I recently read the article “I should have let you sleep with me”. It was a beautiful reminder that our kids will not be kids for too long and that what certain society deemed as the norm might not be suitable for everyone. In this case co-sleeping.
And now I regret it. I regret not feeling your sweet breath as you cuddle close and your warm little hands wrapped around me. I regret putting you back to bed, giving a hurried kiss, and shutting the door behind me. I regret only thinking of getting back to sleep.
So that night, I offered Aurora to sleep on our bed. Aurora sleeps in her bed right next to us. It is attached to ours but slightly lower than our bed, she likes to get really close to me and when she does, she sort of sits up to sleep. I still remember her face after I asked her if she wanted to come sleep with me. She was smiling from ear to ear and couldn’t contain her excitement. I didn’t know that it would mean so much to her since she was already sleeping very close to us.
Aurora is currently two and a half years old (32 months to be exact) and I have been adopting the philosophy of attachment parenting since she was born. It was not a decision that I had made beforehand. I didn’t know what it was until she was older. I read an article about it and I was like “Oh that’s just like how I am with Aurora!”. If you’re not familiar with attachment parenting, it is a practice that aims close bonds with mother and child. Named by William Sears, he believes maximal maternal empathy and continuous contact is beneficial for the baby. So this includes the 7 Baby B’s:
- Birth bonding
- Baby wearing
- Bedding close to baby
- Belief in the language value of your baby’s cry
- Beware of baby trainers
I did all of the above with Aurora and I find it extremely comfortable knowing that I’m meeting her every need. Of course this goes without saying that parents who do not adopt this method are not wrong. There is no right or wrong in parenting and I always say “whatever floats your boat.” If it feels wrong to you don’t do it, if it feels right then please do! Don’t let what other parents do or don’t do affect your decision in how you raise your precious one. Of course it is not easy and I’m not going to lie that what others say or do hasn’t made me think once or twice about how I raise Aurora. But I always keep in mind, if it doesn’t feel right then maybe it is not for me.
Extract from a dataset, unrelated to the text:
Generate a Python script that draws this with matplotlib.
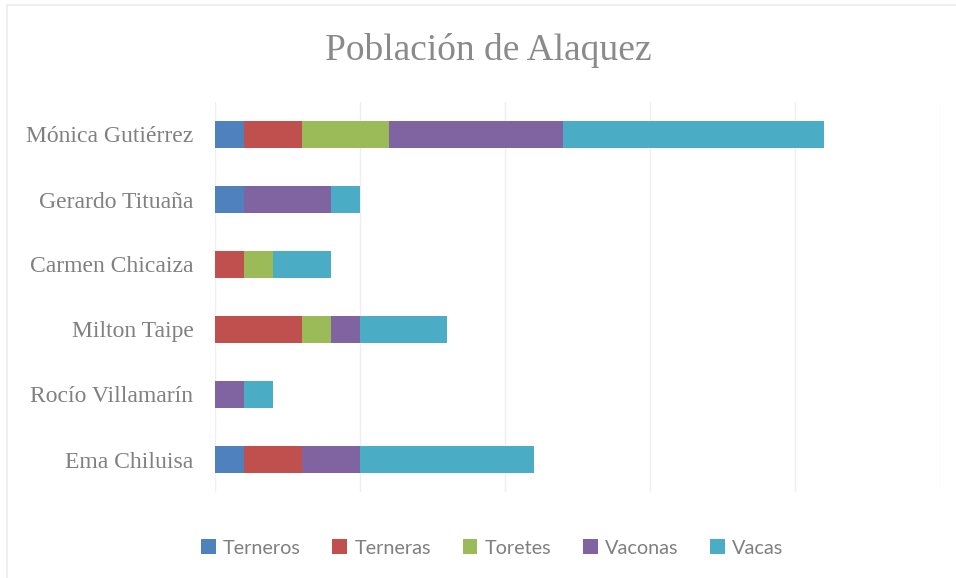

The year 2015, when I was in Australia getting ready for Aurora’s delivery, David and I had a neo-natal class and we were talking about sleeping arrangements. One of the parents said “I would never let my baby sleep in my room, he’s on his own from day one.” But for me, I was determined to make breastfeeding work and having to get up to another room every two hours (and that’s if it was two hours. Aurora demanded to be fed every 15 minutes at the start) was not an option. I need my sleep and I don’t want to waste time getting up at like 4am, breastfeed her, try to put her back to sleep, go back in my room then wake up again at 6am etc etc. It would be so exhausting. So you know, each to their own.
During the first 6 months, I was using Chicco Next 2 Me. It was quite a life saver. I was able to just grab her in the middle of the night, breastfed her while still laying down, then put her back in her crib right next to me. Sometimes I don’t bother putting her back but the extension of the crib gives me a peace of mind that she will not fall out of the bed.
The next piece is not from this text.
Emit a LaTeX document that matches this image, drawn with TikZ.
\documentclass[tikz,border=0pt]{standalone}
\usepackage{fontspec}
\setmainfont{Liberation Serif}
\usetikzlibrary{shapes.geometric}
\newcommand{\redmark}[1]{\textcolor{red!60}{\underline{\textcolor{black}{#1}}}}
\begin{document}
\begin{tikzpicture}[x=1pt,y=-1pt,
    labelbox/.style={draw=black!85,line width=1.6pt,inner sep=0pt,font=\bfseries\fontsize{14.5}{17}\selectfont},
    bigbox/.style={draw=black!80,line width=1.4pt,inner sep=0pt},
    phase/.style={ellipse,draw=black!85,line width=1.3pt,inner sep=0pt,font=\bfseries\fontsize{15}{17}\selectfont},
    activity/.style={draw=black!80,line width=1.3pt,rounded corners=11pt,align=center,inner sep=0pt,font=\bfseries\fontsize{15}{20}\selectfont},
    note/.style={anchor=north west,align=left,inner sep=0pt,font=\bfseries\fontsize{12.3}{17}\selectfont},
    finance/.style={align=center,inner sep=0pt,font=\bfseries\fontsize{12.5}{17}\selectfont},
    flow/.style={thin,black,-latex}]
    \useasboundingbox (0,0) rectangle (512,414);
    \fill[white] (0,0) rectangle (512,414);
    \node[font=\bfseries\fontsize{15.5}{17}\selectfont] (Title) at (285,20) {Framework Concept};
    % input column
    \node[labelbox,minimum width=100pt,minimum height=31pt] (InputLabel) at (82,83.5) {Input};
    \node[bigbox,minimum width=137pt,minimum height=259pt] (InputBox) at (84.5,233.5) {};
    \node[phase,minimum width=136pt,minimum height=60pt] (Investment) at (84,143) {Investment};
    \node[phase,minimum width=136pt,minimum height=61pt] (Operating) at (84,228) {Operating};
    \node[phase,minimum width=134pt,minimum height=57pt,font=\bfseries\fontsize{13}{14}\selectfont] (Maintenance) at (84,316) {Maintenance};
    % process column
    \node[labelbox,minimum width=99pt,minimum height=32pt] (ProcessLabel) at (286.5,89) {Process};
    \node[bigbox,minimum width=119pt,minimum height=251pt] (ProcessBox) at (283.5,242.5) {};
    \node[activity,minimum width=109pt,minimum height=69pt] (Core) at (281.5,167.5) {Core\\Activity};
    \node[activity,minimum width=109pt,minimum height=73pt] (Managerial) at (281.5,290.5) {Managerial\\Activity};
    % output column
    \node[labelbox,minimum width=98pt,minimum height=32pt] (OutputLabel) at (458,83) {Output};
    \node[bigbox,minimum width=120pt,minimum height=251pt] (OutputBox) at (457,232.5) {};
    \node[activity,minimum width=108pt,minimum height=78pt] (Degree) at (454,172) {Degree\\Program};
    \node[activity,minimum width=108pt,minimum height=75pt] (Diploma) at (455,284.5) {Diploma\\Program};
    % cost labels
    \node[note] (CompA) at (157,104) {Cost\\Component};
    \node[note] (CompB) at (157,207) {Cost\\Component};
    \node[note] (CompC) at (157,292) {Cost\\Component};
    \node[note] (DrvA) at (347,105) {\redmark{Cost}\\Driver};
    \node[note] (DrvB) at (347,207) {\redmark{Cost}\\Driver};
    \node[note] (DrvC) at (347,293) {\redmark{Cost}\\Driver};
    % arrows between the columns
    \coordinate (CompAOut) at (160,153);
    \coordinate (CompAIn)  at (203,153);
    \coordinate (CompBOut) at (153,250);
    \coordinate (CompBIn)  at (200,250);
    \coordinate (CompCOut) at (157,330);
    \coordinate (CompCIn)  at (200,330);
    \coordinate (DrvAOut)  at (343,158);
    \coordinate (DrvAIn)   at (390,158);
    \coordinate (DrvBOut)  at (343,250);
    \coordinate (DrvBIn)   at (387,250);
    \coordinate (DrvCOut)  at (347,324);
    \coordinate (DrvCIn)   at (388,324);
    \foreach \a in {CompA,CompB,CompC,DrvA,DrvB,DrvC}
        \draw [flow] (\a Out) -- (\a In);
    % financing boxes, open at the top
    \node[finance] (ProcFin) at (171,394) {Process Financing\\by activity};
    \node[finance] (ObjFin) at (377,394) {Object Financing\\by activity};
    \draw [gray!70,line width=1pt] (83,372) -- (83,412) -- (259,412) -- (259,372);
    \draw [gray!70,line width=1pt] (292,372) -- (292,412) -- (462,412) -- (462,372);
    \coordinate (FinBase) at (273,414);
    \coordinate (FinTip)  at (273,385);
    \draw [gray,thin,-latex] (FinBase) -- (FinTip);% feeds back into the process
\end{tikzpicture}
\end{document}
There is a reason why Aurora is not on our bed and just beside us, and that it is only one. I’m an extremely sensitive sleeper. I’m so sensitive that when I had premature rupture of membranes (my water broke) on my bed, I did not drip a single drop of amniotic fluid because I was awoken by that minor sensation and quickly dashed to the toilet. The slightest sound or motion will wake me. So when Aurora is on our bed, she twists and turns and I will just be too cranky to function the next day. I guess that’s the life of a parent. But she’s right next to me and watching her sleep so peacefully is one of the greatest joys in life.
Anyway, I’m getting ready to fly to South Korea tonight with my dear friend Priscilia and her son, Lewis (Aurora’s best friend) for a mom and bub trip 10 days, so there will be plenty of co-sleeping with my baby. Lesson of the day, enjoy the small moments with your little ones because soon they will be embarrassed to be kissed and cuddled by you. Then the teenage hormones will start to kick in, and it will be years (when they’re in their 30s or 40s) that they will start to feel thankful for your love again. Enjoy it while it lasts!